-- start of Data block --
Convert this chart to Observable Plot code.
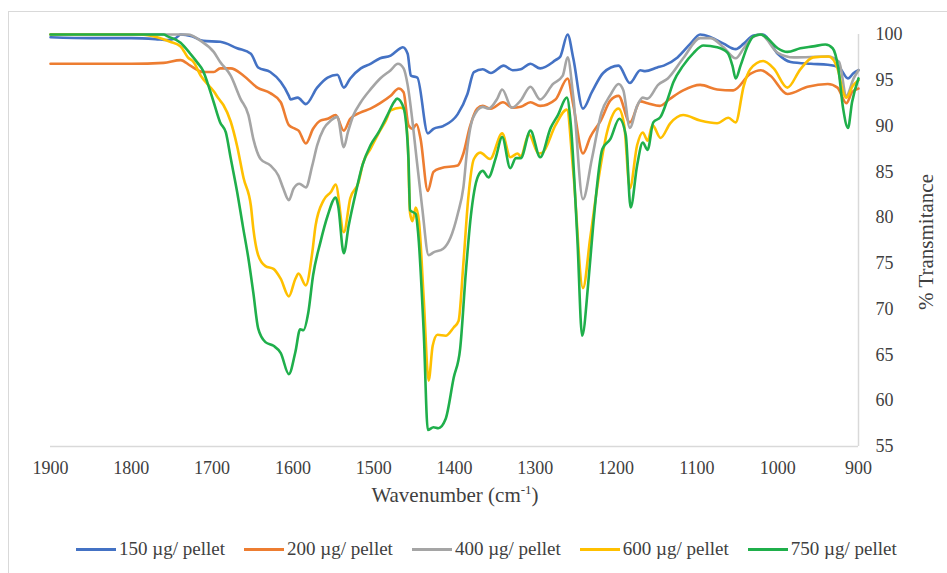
<!DOCTYPE html>
<html>
<head>
<meta charset="utf-8">
<script src="https://cdn.jsdelivr.net/npm/d3@7"></script>
<script src="https://cdn.jsdelivr.net/npm/@observablehq/plot@0.6"></script>
<style>
  html, body { margin: 0; padding: 0; background: #fff; }
  body { width: 947px; height: 573px; overflow: hidden; position: relative; font-family: "Liberation Serif", Tinos, "DejaVu Serif", serif; }
  #frame { position: absolute; left: 8px; top: 11px; width: 1000px; height: 700px; border: 1px solid #d9d9d9; }
  #chart { position: absolute; left: 0; top: 0; }
  #legend { position: absolute; left: 76px; top: 538px; display: flex; align-items: center; font-size: 19px; color: #404040; }
  .item { display: flex; align-items: center; margin-right: 19px; }
  .sw { width: 40px; height: 3px; margin-right: 3px; }
</style>
</head>
<body>
<div id="frame"></div>
<div id="chart"></div>
<div id="legend"></div>
<script>
const seriesLabels = ["150 µg/ pellet", "200 µg/ pellet", "400 µg/ pellet", "600 µg/ pellet", "750 µg/ pellet"];
const seriesColors = ["#4472C4", "#ED7D31", "#A5A5A5", "#FFC000", "#1FAF4B"];
const xTicks = [1900, 1800, 1700, 1600, 1500, 1400, 1300, 1200, 1100, 1000, 900];
const yTicks = [55, 60, 65, 70, 75, 80, 85, 90, 95, 100];

// [wavenumber cm-1, % transmittance]
const s150 = [[1900,99.7],[1850,99.6],[1800,99.6],[1770,99.5],[1755,99.4],[1745,99.6],[1739,100],[1725,99.8],[1711,99.3],[1690,99.2],[1669,98.5],[1652,97.9],[1643,96.4],[1628,95.9],[1615,94.8],[1605,93.3],[1603,92.9],[1594,93.1],[1584,92.4],[1570,94.2],[1557,95.3],[1545,95.6],[1537,94.2],[1529,95.2],[1516,96.3],[1504,96.8],[1492,97.4],[1479,97.7],[1467,98.5],[1464,98.6],[1458,97.9],[1454,95.5],[1446,95.3],[1433,89.2],[1426,89.7],[1414,90.0],[1396,91.3],[1384,93.5],[1376,95.9],[1365,96.2],[1355,95.8],[1339,96.6],[1328,96.1],[1318,96.2],[1306,96.8],[1294,96.3],[1275,97.2],[1269,97.6],[1260,100],[1253,97.4],[1241,91.9],[1230,93.7],[1216,95.8],[1197,96.6],[1183,94.7],[1170,96.1],[1164,96.0],[1149,96.4],[1141,96.6],[1124,97.5],[1108,99.0],[1096,100],[1083,99.7],[1067,99.0],[1052,98.4],[1042,99.0],[1030,99.9],[1018,100],[1000,97.9],[984,97.0],[959,96.8],[938,96.7],[924,96.4],[913,95.2],[906,95.8],[900,96.1]];
const s200 = [[1900,96.8],[1850,96.8],[1800,96.8],[1760,96.9],[1739,97.2],[1727,96.6],[1711,95.9],[1698,95.9],[1690,96.3],[1677,96.3],[1661,95.5],[1644,94.2],[1628,93.6],[1615,92.6],[1605,90.1],[1597,89.7],[1593,89.5],[1584,88.1],[1575,89.7],[1566,90.6],[1557,90.8],[1547,91.2],[1537,89.5],[1529,90.8],[1516,91.5],[1504,91.9],[1492,92.5],[1479,93.3],[1469,94.1],[1463,93.7],[1457,90.1],[1452,89.7],[1447,90.2],[1442,88.6],[1433,82.9],[1426,85.0],[1417,85.4],[1396,85.7],[1389,87.0],[1381,89.9],[1372,91.9],[1365,92.2],[1355,91.9],[1340,92.6],[1328,92.0],[1318,92.1],[1306,92.6],[1294,92.2],[1275,92.9],[1260,95.2],[1253,92.3],[1241,87.0],[1232,88.8],[1219,90.6],[1207,92.8],[1197,93.3],[1183,90.4],[1170,92.7],[1161,92.5],[1146,92.2],[1133,93.0],[1117,93.9],[1096,94.5],[1075,94.0],[1055,93.9],[1034,95.7],[1021,96.1],[1009,95.5],[988,93.5],[963,94.3],[938,94.6],[926,94.2],[915,92.5],[908,93.7],[900,94.1]];
const s400 = [[1900,100],[1800,100],[1730,100],[1714,99.3],[1698,98.1],[1690,97.0],[1677,95.5],[1665,93.0],[1655,91.2],[1649,88.6],[1640,86.4],[1628,85.7],[1618,84.6],[1612,83.2],[1605,81.9],[1599,83.2],[1592,83.7],[1584,83.3],[1576,85.7],[1570,87.9],[1562,89.7],[1553,90.6],[1545,91.0],[1537,87.7],[1532,89.3],[1525,91.2],[1516,92.6],[1504,94.0],[1492,95.2],[1479,96.1],[1470,96.8],[1463,96.3],[1458,94.5],[1452,90.5],[1448,87.3],[1440,81.1],[1432,75.9],[1426,76.2],[1414,76.6],[1405,77.8],[1396,80.4],[1389,83.3],[1384,87.7],[1377,90.9],[1365,92.1],[1358,91.9],[1347,93.0],[1341,94.0],[1329,92.0],[1318,92.8],[1306,94.3],[1294,92.9],[1278,94.6],[1266,95.5],[1260,97.5],[1253,93.2],[1241,82.0],[1230,86.4],[1218,91.5],[1207,93.4],[1197,94.6],[1191,93.9],[1183,89.8],[1174,92.2],[1167,93.1],[1161,93.0],[1148,94.5],[1136,95.2],[1117,97.4],[1096,99.6],[1083,99.6],[1067,98.6],[1052,97.4],[1042,98.5],[1031,99.7],[1021,100],[1000,98.0],[980,97.5],[938,97.6],[924,97.0],[915,93.3],[906,95.2],[900,96.1]];
const s600 = [[1900,100],[1800,100],[1789,100],[1768,99.7],[1752,99.2],[1739,98.7],[1730,97.5],[1723,97.0],[1714,95.5],[1706,94.6],[1698,93.8],[1692,93.0],[1686,92.3],[1677,90.5],[1669,87.8],[1661,84.3],[1652,81.3],[1649,78.8],[1643,75.9],[1634,74.7],[1624,74.4],[1615,73.3],[1605,71.4],[1597,73.3],[1593,73.9],[1584,72.6],[1576,76.2],[1572,79.1],[1562,81.9],[1553,82.8],[1547,83.6],[1537,78.4],[1529,82.1],[1519,83.8],[1513,86.0],[1504,87.5],[1494,89.2],[1485,90.6],[1479,91.7],[1467,92.0],[1463,91.9],[1458,88.5],[1455,80.5],[1452,79.6],[1448,81.1],[1444,79.6],[1438,71.0],[1432,62.2],[1427,66.0],[1421,67.2],[1411,67.1],[1401,68.0],[1395,68.7],[1389,75.0],[1383,82.1],[1376,86.4],[1368,87.1],[1356,86.4],[1341,89.2],[1331,86.6],[1322,87.0],[1318,86.7],[1308,89.1],[1296,87.0],[1291,87.1],[1275,90.1],[1261,91.8],[1253,85.0],[1241,72.3],[1232,77.8],[1223,83.5],[1211,89.4],[1197,91.9],[1190,90.1],[1183,83.2],[1174,87.9],[1167,89.3],[1161,88.4],[1155,90.1],[1145,88.7],[1133,90.3],[1117,91.2],[1096,90.6],[1075,90.3],[1061,90.9],[1052,90.4],[1042,94.4],[1034,96.2],[1018,97.1],[1005,96.3],[988,94.2],[972,96.2],[956,97.5],[937,97.6],[926,96.3],[919,93.7],[915,93.1],[907,94.4],[900,95.0]];
const s750 = [[1900,100],[1800,100],[1760,100],[1755,99.8],[1739,99.1],[1727,97.9],[1718,96.9],[1711,96.0],[1706,94.8],[1698,92.6],[1690,90.4],[1683,89.3],[1677,86.5],[1669,82.8],[1662,79.1],[1655,75.5],[1649,71.8],[1643,67.9],[1634,66.4],[1624,66.0],[1615,65.2],[1605,62.9],[1597,65.3],[1591,67.8],[1587,67.7],[1581,69.6],[1575,73.7],[1566,77.3],[1557,80.2],[1547,82.2],[1544,81.3],[1537,76.1],[1531,79.1],[1522,82.8],[1514,85.7],[1504,87.9],[1494,89.3],[1483,91.2],[1475,92.6],[1471,93.0],[1463,92.0],[1457,86.5],[1455,80.8],[1448,80.4],[1445,78.3],[1438,67.3],[1433,56.8],[1426,57.1],[1420,57.0],[1411,58.0],[1401,62.5],[1393,65.7],[1386,74.0],[1380,80.0],[1371,84.5],[1365,85.1],[1358,84.4],[1349,86.5],[1341,88.8],[1331,85.4],[1324,86.5],[1318,86.5],[1306,89.5],[1294,86.6],[1281,89.8],[1272,91.2],[1261,93.1],[1256,90.1],[1248,77.8],[1242,67.1],[1234,73.3],[1228,79.5],[1217,87.5],[1207,88.6],[1196,90.8],[1188,89.0],[1182,81.1],[1174,85.7],[1167,88.2],[1161,87.4],[1154,90.4],[1145,91.0],[1136,93.0],[1129,94.8],[1117,96.6],[1104,98.0],[1092,98.8],[1075,98.6],[1062,98.0],[1056,96.6],[1052,95.2],[1046,96.6],[1037,98.8],[1030,99.8],[1021,100],[1013,99.6],[1000,98.5],[988,98.1],[972,98.5],[956,98.7],[941,98.9],[932,98.5],[925,96.3],[919,91.9],[913,89.8],[908,92.6],[900,95.2]];

const allSeries = [s150, s200, s400, s600, s750];
const tables = allSeries.map((s, i) => s.map(([w, t]) => ({w, t, series: seriesLabels[i]})));

const FONT = '"Liberation Serif", Tinos, "DejaVu Serif", serif';
const TXT = "#404040";

const chart = Plot.plot({
  width: 947,
  height: 520,
  marginLeft: 50,
  marginRight: 89,
  marginTop: 34,
  marginBottom: 74,
  style: {fontFamily: FONT, fontSize: "18px", color: TXT, background: "transparent"},
  x: {domain: [1900, 900]},
  y: {domain: [55, 100]},
  color: {domain: seriesLabels, range: seriesColors},
  marks: [
    Plot.ruleY([55], {stroke: "#d9d9d9", strokeWidth: 1.5}),
    Plot.ruleX([900], {stroke: "#d9d9d9", strokeWidth: 1.5}),
    Plot.axisX({ticks: xTicks, tickSize: 0, tickPadding: 15, label: null, tickFormat: d => String(d), fill: TXT}),
    Plot.axisY({anchor: "right", ticks: yTicks, tickSize: 0, tickPadding: 17, label: null, tickFormat: d => String(d), fill: TXT}),
    ...tables.map(tb => Plot.line(tb, {x: "w", y: "t", stroke: "series", strokeWidth: 2.6, curve: "monotone-x"}))
  ]
});
document.getElementById("chart").appendChild(chart);

const svg = d3.select(chart);
const xt = svg.append("text")
  .attr("x", 455).attr("y", 502)
  .attr("text-anchor", "middle")
  .style("font-family", FONT).style("font-size", "21px").attr("fill", TXT);
xt.append("tspan").text("Wavenumber (cm");
xt.append("tspan").attr("dy", -8).style("font-size", "13px").text("-1");
xt.append("tspan").attr("dy", 8).text(")");

svg.append("text")
  .attr("transform", "translate(933,242) rotate(-90)")
  .attr("text-anchor", "middle")
  .style("font-family", FONT).style("font-size", "21px").attr("fill", TXT)
  .text("% Transmitance");

const legend = d3.select("#legend");
seriesLabels.forEach((lab, i) => {
  const it = legend.append("div").attr("class", "item");
  it.append("div").attr("class", "sw").style("background", seriesColors[i]);
  it.append("span").text(lab);
});
</script>
</body>
</html>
-- end of Data block --
Please take the lines from the beginning of the data above through the line holding "90, 95, 100];" and transcribe them exactly, without any pictures.

The completed task -
Convert this chart to Observable Plot code.
<!DOCTYPE html>
<html>
<head>
<meta charset="utf-8">
<script src="https://cdn.jsdelivr.net/npm/d3@7"></script>
<script src="https://cdn.jsdelivr.net/npm/@observablehq/plot@0.6"></script>
<style>
  html, body { margin: 0; padding: 0; background: #fff; }
  body { width: 947px; height: 573px; overflow: hidden; position: relative; font-family: "Liberation Serif", Tinos, "DejaVu Serif", serif; }
  #frame { position: absolute; left: 8px; top: 11px; width: 1000px; height: 700px; border: 1px solid #d9d9d9; }
  #chart { position: absolute; left: 0; top: 0; }
  #legend { position: absolute; left: 76px; top: 538px; display: flex; align-items: center; font-size: 19px; color: #404040; }
  .item { display: flex; align-items: center; margin-right: 19px; }
  .sw { width: 40px; height: 3px; margin-right: 3px; }
</style>
</head>
<body>
<div id="frame"></div>
<div id="chart"></div>
<div id="legend"></div>
<script>
const seriesLabels = ["150 µg/ pellet", "200 µg/ pellet", "400 µg/ pellet", "600 µg/ pellet", "750 µg/ pellet"];
const seriesColors = ["#4472C4", "#ED7D31", "#A5A5A5", "#FFC000", "#1FAF4B"];
const xTicks = [1900, 1800, 1700, 1600, 1500, 1400, 1300, 1200, 1100, 1000, 900];
const yTicks = [55, 60, 65, 70, 75, 80, 85, 90, 95, 100];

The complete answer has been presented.